Task goal -
Set down all of the data that follows word for word, without the images.

Data extract -
++++
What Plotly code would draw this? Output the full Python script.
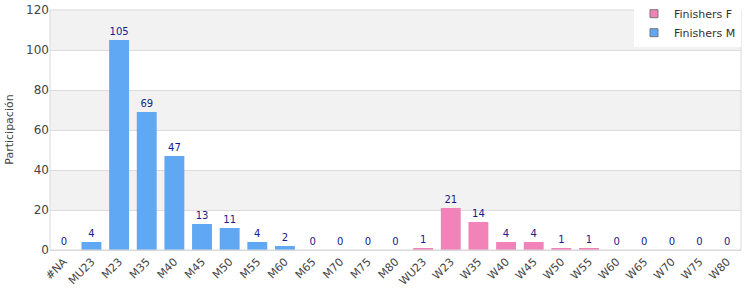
import plotly.graph_objects as go

categories = ["#NA", "MU23", "M23", "M35", "M40", "M45", "M50", "M55", "M60", "M65", "M70", "M75", "M80",
              "WU23", "W23", "W35", "W40", "W45", "W50", "W55", "W60", "W65", "W70", "W75", "W80"]
finishers_m = [0, 4, 105, 69, 47, 13, 11, 4, 2, 0, 0, 0, 0] + [None] * 12
finishers_f = [None] * 13 + [1, 21, 14, 4, 4, 1, 1, 0, 0, 0, 0, 0]
y_ticks = [0, 20, 40, 60, 80, 100, 120]

color_f = "#f283b8"
color_m = "#60a8f4"

fig = go.Figure()
fig.add_trace(go.Bar(x=categories, y=finishers_f, name="Finishers F", marker_color=color_f,
                     marker_line_width=0, text=[("" if v is None else str(v)) for v in finishers_f],
                     textposition="outside", textfont=dict(color="#1a1a8c", size=10), cliponaxis=False,
                     showlegend=False))
fig.add_trace(go.Bar(x=categories, y=finishers_m, name="Finishers M", marker_color=color_m,
                     marker_line_width=0, text=[("" if v is None else str(v)) for v in finishers_m],
                     textposition="outside", textfont=dict(color="#1a1a8c", size=10), cliponaxis=False,
                     showlegend=False))
# legend entries with bordered square swatches
for name, col in [("Finishers F", color_f), ("Finishers M", color_m)]:
    fig.add_trace(go.Scatter(x=[None], y=[None], mode="markers", name=name,
                             marker=dict(symbol="square", size=8, color=col,
                                         line=dict(color="#777", width=1))))

# alternating bands
for i in range(len(y_ticks) - 1):
    if i % 2 == 1:
        fig.add_shape(type="rect", xref="paper", yref="y", x0=0, x1=1, y0=y_ticks[i], y1=y_ticks[i + 1],
                      fillcolor="#f2f2f2", line_width=0, layer="below")
fig.add_shape(type="rect", xref="paper", yref="paper", x0=0, x1=1, y0=0, y1=1,
              line=dict(color="#d9d9d9", width=1), fillcolor="rgba(0,0,0,0)")

fig.add_annotation(text="Participación", xref="paper", yref="paper", x=-0.072, y=0.5,
                   xanchor="left", yanchor="middle", textangle=-90, showarrow=False,
                   font=dict(size=11, color="#444"))

fig.update_layout(
    width=750, height=300, barmode="overlay", bargap=0.28,
    margin=dict(l=50, r=9, t=10, b=50, autoexpand=False),
    paper_bgcolor="white", plot_bgcolor="white",
    font=dict(family="DejaVu Sans", size=11, color="#444"),
    showlegend=True,
    legend=dict(x=1, y=1.045, xanchor="right", yanchor="top", bgcolor="white",
                traceorder="normal", font=dict(size=11, color="#333"),
                itemwidth=30, tracegroupgap=0),
)
fig.update_xaxes(tickangle=-45, showgrid=False, showline=True, linecolor="#d9d9d9",
                 tickfont=dict(size=11, color="#444"), automargin=False)
fig.update_yaxes(range=[0, 120], tickvals=y_ticks, showgrid=True, gridcolor="#dcdcdc",
                 zeroline=False, tickfont=dict(size=12, color="#444"), automargin=False)

fig.write_html("out.html")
++++
Response to this task -
What Plotly code would draw this? Output the full Python script.
import plotly.graph_objects as go

categories = ["#NA", "MU23", "M23", "M35", "M40", "M45", "M50", "M55", "M60", "M65", "M70", "M75", "M80",
              "WU23", "W23", "W35", "W40", "W45", "W50", "W55", "W60", "W65", "W70", "W75", "W80"]
finishers_m = [0, 4, 105, 69, 47, 13, 11, 4, 2, 0, 0, 0, 0] + [None] * 12
finishers_f = [None] * 13 + [1, 21, 14, 4, 4, 1, 1, 0, 0, 0, 0, 0]
y_ticks = [0, 20, 40, 60, 80, 100, 120]

color_f = "#f283b8"
color_m = "#60a8f4"

fig = go.Figure()
fig.add_trace(go.Bar(x=categories, y=finishers_f, name="Finishers F", marker_color=color_f,
                     marker_line_width=0, text=[("" if v is None else str(v)) for v in finishers_f],
                     textposition="outside", textfont=dict(color="#1a1a8c", size=10), cliponaxis=False,
                     showlegend=False))
fig.add_trace(go.Bar(x=categories, y=finishers_m, name="Finishers M", marker_color=color_m,
                     marker_line_width=0, text=[("" if v is None else str(v)) for v in finishers_m],
                     textposition="outside", textfont=dict(color="#1a1a8c", size=10), cliponaxis=False,
                     showlegend=False))
# legend entries with bordered square swatches
for name, col in [("Finishers F", color_f), ("Finishers M", color_m)]:
    fig.add_trace(go.Scatter(x=[None], y=[None], mode="markers", name=name,
                             marker=dict(symbol="square", size=8, color=col,
                                         line=dict(color="#777", width=1))))

# alternating bands
for i in range(len(y_ticks) - 1):
    if i % 2 == 1:
        fig.add_shape(type="rect", xref="paper", yref="y", x0=0, x1=1, y0=y_ticks[i], y1=y_ticks[i + 1],
                      fillcolor="#f2f2f2", line_width=0, layer="below")
fig.add_shape(type="rect", xref="paper", yref="paper", x0=0, x1=1, y0=0, y1=1,
              line=dict(color="#d9d9d9", width=1), fillcolor="rgba(0,0,0,0)")

fig.add_annotation(text="Participación", xref="paper", yref="paper", x=-0.072, y=0.5,
                   xanchor="left", yanchor="middle", textangle=-90, showarrow=False,
                   font=dict(size=11, color="#444"))

fig.update_layout(
    width=750, height=300, barmode="overlay", bargap=0.28,
    margin=dict(l=50, r=9, t=10, b=50, autoexpand=False),
    paper_bgcolor="white", plot_bgcolor="white",
    font=dict(family="DejaVu Sans", size=11, color="#444"),
    showlegend=True,
    legend=dict(x=1, y=1.045, xanchor="right", yanchor="top", bgcolor="white",
                traceorder="normal", font=dict(size=11, color="#333"),
                itemwidth=30, tracegroupgap=0),
)
fig.update_xaxes(tickangle=-45, showgrid=False, showline=True, linecolor="#d9d9d9",
                 tickfont=dict(size=11, color="#444"), automargin=False)
fig.update_yaxes(range=[0, 120], tickvals=y_ticks, showgrid=True, gridcolor="#dcdcdc",
                 zeroline=False, tickfont=dict(size=12, color="#444"), automargin=False)

fig.write_html("out.html")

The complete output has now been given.